Keying the domain name into a browser allows any visitor to read through the list of local and fediverse-linked posts for that Mastodon server. It emphasizes the microblogging characteristics of the independent social media platform. But, unlike Twitter, each Mastodon server admin is their own boss, and gets to decide what happens on their social media instance. It means that if you sign up to Mastodon by applying for an account on somebody else’s server then they have the ability to kick you off the platform. Or you could find yourself removed from the fediverse if the owner decides to kill their instance. Mastodon server operators who play nicely commit to giving users three months’ notice of any shutdown in service. But the reality is, if you don’t own the server, your presence on Mastodon is shakier than if you do, which is why businesses may wish to create their own Mastodon instance.

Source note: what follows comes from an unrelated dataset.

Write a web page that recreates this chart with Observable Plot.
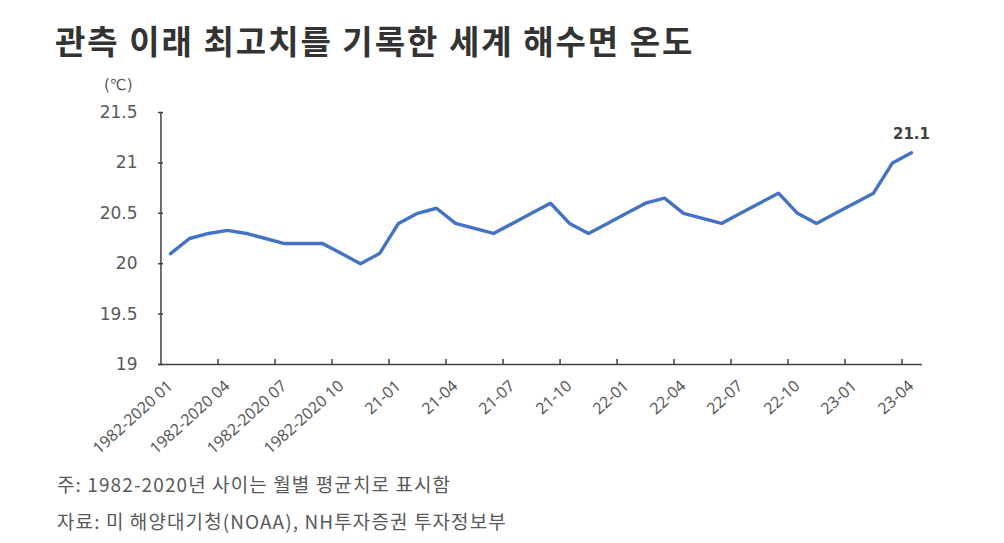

How to build a Mastodon server
There are a few ways of getting up and running with your own Mastodon instance. And, as mentioned at the top of the article, creating your own Mastodon server shines an educational light on how the fediverse fits together. Cloud services such as Digital Ocean provide a 1-click solution for installing a Mastodon instance in the cloud. The package definitely streamlines the process compared with creating a Mastodon-powered website by installing from source. But there are still a few things to pay attention to before and during the simplified process. Quite a few, as it turns out. And the order is important.
First up, you will need a domain name for your Mastodon server – for example, from a domain name provider such as GoDaddy, or an equivalent. Once registered, you’ll find it useful to add Digital Ocean’s name servers (if you’re taking the cloud services provider’s 1-click installation route) to the domain name’s records via the admin panel. Next, it’s time to arrange the email details. Mastodon servers need SMTP credentials to perform actions such as sign-up verification and user password resets.

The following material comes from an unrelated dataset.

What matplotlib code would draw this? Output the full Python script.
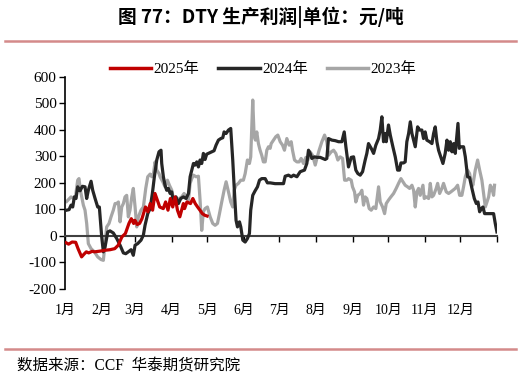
import matplotlib.pyplot as plt
import matplotlib.lines as mlines

plt.rcParams["font.family"] = ["Liberation Serif", "Noto Sans CJK SC"]

# day of year / profit (yuan per ton)
days_2025 = [1, 3, 6, 9, 11, 14, 16, 18, 20, 23, 25, 30, 34, 38, 42, 45, 48, 51,
             54, 56, 58, 59, 61, 63, 65, 68, 70, 72, 74, 76, 79, 80, 83, 85, 87,
             89, 91, 93, 95, 97, 100, 101, 103, 106, 108, 110, 112, 114, 116,
             118, 120]
vals_2025 = [-26, -31, -23, -24, -48, -79, -69, -60, -64, -58, -60, -57, -54,
             -52, -48, -35, -4, 9, 47, 65, 47, 59, 43, 47, 65, 109, 91, 122, 97,
             160, 122, 109, 103, 128, 97, 141, 109, 147, 97, 72, 122, 103, 128,
             122, 141, 122, 109, 97, 84, 78, 75]

days_2024 = [1.4, 3.4, 5.1, 6.5, 7.9, 9.3, 10.7, 12.7, 14.7, 16.9, 18.3, 19.7,
             22.0, 23.4, 25.4, 27.6, 29.0, 31.0, 32.4, 33.8, 36.1, 38.0, 40.8,
             43.7, 46.5, 49.3, 51.3, 53.5, 55.8, 57.7, 59.2, 61.4, 64.2, 66.2,
             67.6, 69.9, 71.9, 73.8, 75.5, 77.5, 79.4, 81.1, 81.7, 83.1, 84.5,
             85.9, 87.3, 88.8, 90.2, 91.6, 93.8, 95.8, 97.8, 100.0, 102.3, 104.3,
             105.7, 107.1, 108.5, 109.9, 111.3, 112.7, 114.1, 115.5, 116.9,
             118.3, 119.7, 122.0, 124.0, 125.9, 127.6, 129.6, 131.6, 133.3,
             134.4, 136.1, 138.1, 140.0, 141.7, 142.9, 144.5, 145.7, 147.4,
             148.5, 150.2, 152.2, 154.1, 155.8, 156.9, 158.6, 160.6, 162.6,
             164.3, 166.2, 169.1, 171.0, 173.3, 177.5, 184.6, 186.0, 188.8,
             191.1, 193.1, 195.9, 198.7, 202.3, 204.3, 205.7, 207.1, 208.5,
             210.8, 212.8, 215.6, 217.6, 219.8, 221.2, 222.6, 225.5, 228.3,
             231.1, 233.9, 235.9, 237.3, 239.5, 241.8, 243.8, 245.7, 247.4,
             249.4, 251.4, 253.6, 255.0, 256.4, 258.7, 260.7, 262.6, 264.9,
             266.3, 267.7, 269.1, 270.5, 271.4, 273.3, 274.8, 277.0, 279.0,
             281.0, 282.6, 283.8, 286.0, 287.4, 288.8, 290.3, 291.7, 293.1,
             294.5, 295.9, 297.9, 299.6, 301.5, 302.9, 304.3, 305.7, 308.0,
             310.0, 311.4, 312.8, 314.2, 315.6, 317.6, 319.3, 321.2, 322.7,
             324.1, 325.5, 326.9, 328.3, 329.7, 331.1, 332.0, 333.1, 334.5,
             336.7, 338.2, 340.1, 341.8, 343.8, 345.8, 347.5, 348.9, 350.3,
             351.7, 353.1, 354.5, 356.5, 359.3, 362.1, 363.5, 364.9]
vals_2024 = [97, 99, 116, 109, 147, 141, 185, 170, 187, 185, 141, 172, 206, 172,
             141, 109, 109, -4, -60, -42, 15, 19, 11, -10, -35, -64, -67, -60,
             -52, -73, -35, -29, -16, 3, 40, 84, 103, 160, 223, 286, 317, 323,
             273, 223, 191, 172, 179, 160, 166, 122, 147, 122, 141, 147, 141,
             160, 223, 248, 273, 267, 279, 260, 286, 273, 311, 288, 308, 313,
             317, 321, 342, 361, 367, 370, 392, 386, 399, 405, 286, 185, 59, 34,
             53, 34, -16, -23, -10, 9, 97, 153, 170, 185, 210, 216, 216, 200,
             200, 197, 197, 225, 229, 223, 229, 223, 242, 248, 273, 323, 311,
             292, 298, 296, 296, 292, 288, 292, 367, 361, 359, 355, 355, 392,
             336, 260, 296, 298, 248, 235, 229, 242, 286, 311, 348, 330, 311,
             342, 367, 399, 449, 355, 386, 355, 418, 380, 336, 298, 248, 248,
             275, 275, 279, 355, 386, 430, 386, 361, 336, 411, 399, 399, 367,
             392, 361, 355, 348, 386, 411, 355, 323, 296, 273, 311, 361, 323,
             355, 317, 348, 311, 380, 424, 330, 336, 336, 298, 223, 220, 179,
             141, 122, 128, 91, 103, 109, 84, 84, 84, 84, 47, 15]

days_2023 = [1.4, 5.1, 7.0, 9.0, 10.7, 11.8, 13.0, 14.1, 15.5, 16.9, 18.3, 19.7,
             22.0, 24.8, 27.6, 30.4, 32.4, 33.8, 35.2, 37.2, 38.9, 40.8, 42.3,
             43.7, 45.1, 46.5, 47.9, 49.3, 50.7, 52.1, 53.5, 54.9, 56.4, 57.7,
             59.2, 60.6, 62.0, 64.2, 66.2, 68.2, 69.9, 71.9, 73.3, 74.7, 76.1,
             77.5, 79.4, 80.3, 82.6, 84.5, 86.5, 88.2, 90.2, 92.1, 94.4, 96.6,
             98.6, 100.6, 102.3, 104.3, 105.7, 107.1, 108.5, 110.7, 112.7,
             114.1, 115.5, 116.9, 118.3, 120.3, 122.6, 124.8, 126.8, 128.8,
             130.5, 132.4, 134.4, 136.1, 138.1, 140.0, 141.7, 142.9, 144.5,
             146.5, 148.5, 150.7, 152.2, 154.1, 155.8, 156.9, 158.6, 159.8,
             160.9, 162.0, 163.4, 164.8, 166.2, 167.6, 169.1, 170.5, 171.9,
             173.3, 174.2, 176.1, 178.1, 179.8, 181.8, 183.8, 185.4, 187.4,
             189.4, 191.1, 192.2, 193.9, 195.9, 197.8, 199.5, 201.5, 203.5,
             205.2, 207.1, 209.1, 211.4, 212.8, 214.7, 217.0, 219.3, 221.2,
             222.6, 224.9, 226.9, 228.8, 230.5, 232.5, 234.5, 236.2, 238.1,
             239.5, 241.8, 242.9, 244.6, 245.7, 247.4, 249.4, 250.8, 252.2,
             253.6, 255.0, 257.0, 258.7, 260.7, 262.6, 264.9, 266.3, 268.3,
             270.0, 271.4, 273.3, 275.3, 277.6, 279.8, 281.8, 283.8, 285.5,
             287.4, 289.4, 291.1, 293.1, 294.5, 295.9, 297.3, 298.7, 300.1,
             302.4, 303.5, 305.2, 307.2, 308.6, 310.0, 311.4, 313.6, 314.8,
             316.5, 318.4, 319.8, 322.1, 324.1, 326.0, 327.7, 329.7, 331.7,
             333.4, 335.3, 336.7, 338.2, 340.1, 341.8, 342.9, 344.6, 346.6,
             348.6, 350.3, 352.2, 353.6, 355.1, 356.5, 357.9, 359.3, 360.7,
             362.1, 362.9]
vals_2023 = [130, 147, 141, 153, 210, 216, 172, 147, 116, 97, 47, -29, -48, -60,
             -79, -89, -92, -29, 34, 47, 72, 97, 122, 122, 128, 53, 109, 122,
             147, 153, 72, 97, 147, 179, 109, 34, 72, 97, 109, 179, 223, 233,
             223, 235, 279, 248, 235, 223, 204, 185, 210, 191, 172, 128, 122,
             141, 147, 160, 147, 135, 198, 216, 229, 223, 225, 135, 21, 91, 103,
             109, 72, 47, 40, 47, 84, 128, 172, 204, 166, 128, 109, 172, 191,
             198, 210, 210, 235, 286, 273, 298, 512, 374, 361, 392, 348, 323,
             304, 279, 279, 323, 336, 330, 348, 361, 374, 380, 355, 342, 323,
             367, 342, 355, 323, 286, 279, 279, 292, 273, 296, 286, 317, 304,
             267, 292, 323, 355, 380, 355, 304, 317, 323, 311, 286, 298, 292,
             210, 210, 216, 210, 185, 166, 128, 153, 160, 172, 116, 147, 141,
             103, 97, 109, 103, 185, 128, 109, 84, 122, 135, 147, 160, 179, 198,
             216, 204, 191, 185, 179, 191, 172, 109, 166, 179, 153, 191, 141,
             147, 141, 198, 147, 153, 179, 198, 160, 179, 198, 166, 160, 166,
             172, 179, 191, 153, 153, 185, 223, 248, 235, 210, 191, 248, 286,
             248, 210, 160, 109, 128, 147, 191, 179, 153, 191]

month_starts = [0, 31, 59, 90, 120, 151, 181, 212, 243, 273, 304, 334, 365]
month_labels = ["1月", "2月", "3月", "4月", "5月", "6月", "7月", "8月", "9月",
                "10月", "11月", "12月"]
y_ticks = [-200, -100, 0, 100, 200, 300, 400, 500, 600]

C_2025 = "#C00000"
C_2024 = "#262626"
C_2023 = "#A6A6A6"
LINE_RED = "#D48A8A"

fig = plt.figure(figsize=(5.21, 3.79), dpi=100)
ax = fig.add_axes([0.1248, 0.2375, 0.8292, 0.5601])

ax.plot(days_2023, vals_2023, color=C_2023, lw=2.3, label="2023年", zorder=2)
ax.plot(days_2024, vals_2024, color=C_2024, lw=2.3, label="2024年", zorder=3)
ax.plot(days_2025, vals_2025, color=C_2025, lw=2.3, label="2025年", zorder=4)

ax.set_xlim(0, 365)
ax.set_ylim(-200, 600)
ax.set_yticks(y_ticks)
ax.set_yticklabels([str(v) for v in y_ticks], fontsize=11)

for side in ["top", "right"]:
    ax.spines[side].set_visible(False)
ax.spines["left"].set_linewidth(1.2)
ax.spines["bottom"].set_position(("data", 0))
ax.spines["bottom"].set_linewidth(1.5)
ax.spines["bottom"].set_color("#404040")
ax.set_xticks(month_starts)
ax.tick_params(axis="x", direction="out", length=4, width=1, labelbottom=False)
ax.tick_params(axis="y", direction="out", length=4, width=1, pad=2)

for d, lab in zip(month_starts[:-1], month_labels):
    ax.text(d, -0.1, lab, transform=ax.get_xaxis_transform(), ha="center",
            va="center", fontsize=10)

handles = [mlines.Line2D([], [], color=C_2025, lw=2.5),
           mlines.Line2D([], [], color=C_2024, lw=2.5),
           mlines.Line2D([], [], color=C_2023, lw=2.5)]
fig.legend(handles, ["2025年", "2024年", "2023年"], loc="center",
           bbox_to_anchor=(0.505, 0.818), ncol=3, frameon=False, fontsize=11,
           handlelength=2.7, handletextpad=0.15, columnspacing=1.25)

fig.text(0.5, 0.955, "图 77：DTY 生产利润|单位：元/吨", ha="center", va="center",
         fontsize=13.5, fontweight="bold",
         family=["Noto Sans CJK SC", "DejaVu Sans"])
fig.add_artist(mlines.Line2D([0.01, 0.99], [0.892, 0.892], color=LINE_RED,
                             lw=1.8, transform=fig.transFigure))
fig.add_artist(mlines.Line2D([0.01, 0.99], [0.079, 0.079], color=LINE_RED,
                             lw=1.8, transform=fig.transFigure))
fig.text(0.033, 0.034, "数据来源：CCF  华泰期货研究院", ha="left", va="center",
         fontsize=11.2)

fig.savefig("out.png", dpi=100)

The default option on the installation is to use Mailgun, but there are various providers capable of supplying API keys and facilitating the email address authentication necessary for Mastodon’s SMTP-based services. Prep here includes adding the MX records corresponding to your email host to your domain name details, and setting up a suitable address – Zoho mail is one option. You’ll also want to generate, or have access to, an SSH key to connect with the 1-click deployment. And to update the A-record in your domain name details with the IP address of the cloud instance.
From this point, setting up your Mastodon server is relatively straightforward and is guided by prompts on the console. If all goes well, when you navigate to the URL of your Mastodon instance, you’ll see a screen asking for username and password details corresponding to the admin setup. Once complete, the fediverse is yours. And if things didn’t go to plan, the beauty of cloud hosting makes it easy to tear everything down – ‘destroying a droplet’, to use Digital Ocean’s vocabulary – and retry the process with the wisdom gained from previous installations.
Admin win
[updated – 31 Jan 2023, 08:56 hrs] Putting the Digital Ocean 1-click install to the test, there’s an issue where the setup drops you in as a plain user upon first sign in, rather than owner/admin. But it can be fixed in a few lines – instructions here (log.wbnns.com) – from the console. And once updated, the Mastodon instance owner now has access to the admin panel, which provides granular control over whether the site accepts subscribers, validation steps, and many more useful settings.